* PROBLEM TO SOLVE
Reproduce the records below exactly, leaving out any pictures.

## start DATA SHOWN

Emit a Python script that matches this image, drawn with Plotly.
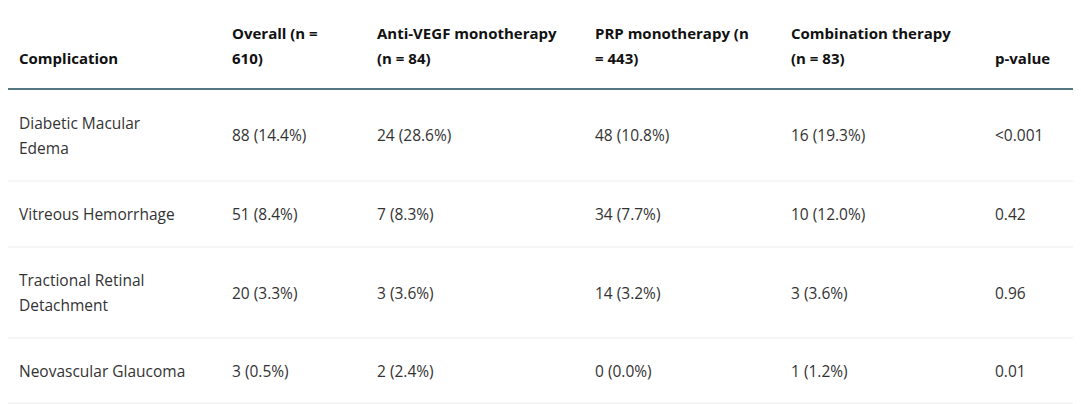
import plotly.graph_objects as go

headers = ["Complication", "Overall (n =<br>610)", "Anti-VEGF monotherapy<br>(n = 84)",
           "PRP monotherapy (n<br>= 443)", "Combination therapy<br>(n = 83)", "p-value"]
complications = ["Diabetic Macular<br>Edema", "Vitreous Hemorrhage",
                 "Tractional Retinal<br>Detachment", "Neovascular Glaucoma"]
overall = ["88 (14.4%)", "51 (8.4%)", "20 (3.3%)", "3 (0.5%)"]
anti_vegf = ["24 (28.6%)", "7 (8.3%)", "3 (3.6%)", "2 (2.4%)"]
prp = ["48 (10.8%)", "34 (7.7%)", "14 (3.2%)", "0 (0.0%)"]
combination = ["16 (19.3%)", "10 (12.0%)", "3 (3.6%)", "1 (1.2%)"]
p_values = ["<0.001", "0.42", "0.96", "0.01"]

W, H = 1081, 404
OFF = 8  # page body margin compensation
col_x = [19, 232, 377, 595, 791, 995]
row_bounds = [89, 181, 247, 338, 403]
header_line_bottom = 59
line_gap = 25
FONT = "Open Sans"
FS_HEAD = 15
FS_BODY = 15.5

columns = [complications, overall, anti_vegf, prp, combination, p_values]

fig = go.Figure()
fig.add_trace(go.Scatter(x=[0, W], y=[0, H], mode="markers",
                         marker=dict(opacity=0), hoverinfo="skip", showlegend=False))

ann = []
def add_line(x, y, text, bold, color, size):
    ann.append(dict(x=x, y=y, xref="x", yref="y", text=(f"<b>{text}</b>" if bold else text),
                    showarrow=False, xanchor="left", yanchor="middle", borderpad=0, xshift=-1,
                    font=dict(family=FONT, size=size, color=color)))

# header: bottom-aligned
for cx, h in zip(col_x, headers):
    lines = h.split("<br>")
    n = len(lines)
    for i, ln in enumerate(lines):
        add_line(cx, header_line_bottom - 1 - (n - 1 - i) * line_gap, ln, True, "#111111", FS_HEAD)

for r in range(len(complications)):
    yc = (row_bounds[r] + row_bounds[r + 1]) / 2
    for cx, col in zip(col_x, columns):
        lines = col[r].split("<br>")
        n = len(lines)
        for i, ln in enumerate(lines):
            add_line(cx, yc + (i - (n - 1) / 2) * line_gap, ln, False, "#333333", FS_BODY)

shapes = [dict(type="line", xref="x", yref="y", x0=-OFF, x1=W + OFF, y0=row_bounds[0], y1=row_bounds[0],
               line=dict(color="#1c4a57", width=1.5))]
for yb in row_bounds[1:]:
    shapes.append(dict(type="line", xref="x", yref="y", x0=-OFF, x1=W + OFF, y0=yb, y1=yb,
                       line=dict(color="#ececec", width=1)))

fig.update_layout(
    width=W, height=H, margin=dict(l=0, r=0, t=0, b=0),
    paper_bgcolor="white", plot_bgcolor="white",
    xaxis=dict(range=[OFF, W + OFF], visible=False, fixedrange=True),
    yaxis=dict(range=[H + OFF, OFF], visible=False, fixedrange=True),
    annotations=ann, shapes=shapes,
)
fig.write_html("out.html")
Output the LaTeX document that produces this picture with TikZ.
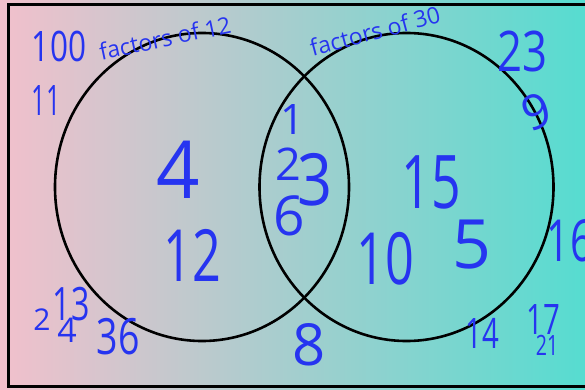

## end DATA SHOWN

* RESPONSE
Emit a Python script that matches this image, drawn with Plotly.
import plotly.graph_objects as go

headers = ["Complication", "Overall (n =<br>610)", "Anti-VEGF monotherapy<br>(n = 84)",
           "PRP monotherapy (n<br>= 443)", "Combination therapy<br>(n = 83)", "p-value"]
complications = ["Diabetic Macular<br>Edema", "Vitreous Hemorrhage",
                 "Tractional Retinal<br>Detachment", "Neovascular Glaucoma"]
overall = ["88 (14.4%)", "51 (8.4%)", "20 (3.3%)", "3 (0.5%)"]
anti_vegf = ["24 (28.6%)", "7 (8.3%)", "3 (3.6%)", "2 (2.4%)"]
prp = ["48 (10.8%)", "34 (7.7%)", "14 (3.2%)", "0 (0.0%)"]
combination = ["16 (19.3%)", "10 (12.0%)", "3 (3.6%)", "1 (1.2%)"]
p_values = ["<0.001", "0.42", "0.96", "0.01"]

W, H = 1081, 404
OFF = 8  # page body margin compensation
col_x = [19, 232, 377, 595, 791, 995]
row_bounds = [89, 181, 247, 338, 403]
header_line_bottom = 59
line_gap = 25
FONT = "Open Sans"
FS_HEAD = 15
FS_BODY = 15.5

columns = [complications, overall, anti_vegf, prp, combination, p_values]

fig = go.Figure()
fig.add_trace(go.Scatter(x=[0, W], y=[0, H], mode="markers",
                         marker=dict(opacity=0), hoverinfo="skip", showlegend=False))

ann = []
def add_line(x, y, text, bold, color, size):
    ann.append(dict(x=x, y=y, xref="x", yref="y", text=(f"<b>{text}</b>" if bold else text),
                    showarrow=False, xanchor="left", yanchor="middle", borderpad=0, xshift=-1,
                    font=dict(family=FONT, size=size, color=color)))

# header: bottom-aligned
for cx, h in zip(col_x, headers):
    lines = h.split("<br>")
    n = len(lines)
    for i, ln in enumerate(lines):
        add_line(cx, header_line_bottom - 1 - (n - 1 - i) * line_gap, ln, True, "#111111", FS_HEAD)

for r in range(len(complications)):
    yc = (row_bounds[r] + row_bounds[r + 1]) / 2
    for cx, col in zip(col_x, columns):
        lines = col[r].split("<br>")
        n = len(lines)
        for i, ln in enumerate(lines):
            add_line(cx, yc + (i - (n - 1) / 2) * line_gap, ln, False, "#333333", FS_BODY)

shapes = [dict(type="line", xref="x", yref="y", x0=-OFF, x1=W + OFF, y0=row_bounds[0], y1=row_bounds[0],
               line=dict(color="#1c4a57", width=1.5))]
for yb in row_bounds[1:]:
    shapes.append(dict(type="line", xref="x", yref="y", x0=-OFF, x1=W + OFF, y0=yb, y1=yb,
                       line=dict(color="#ececec", width=1)))

fig.update_layout(
    width=W, height=H, margin=dict(l=0, r=0, t=0, b=0),
    paper_bgcolor="white", plot_bgcolor="white",
    xaxis=dict(range=[OFF, W + OFF], visible=False, fixedrange=True),
    yaxis=dict(range=[H + OFF, OFF], visible=False, fixedrange=True),
    annotations=ann, shapes=shapes,
)
fig.write_html("out.html")
Output the LaTeX document that produces this picture with TikZ.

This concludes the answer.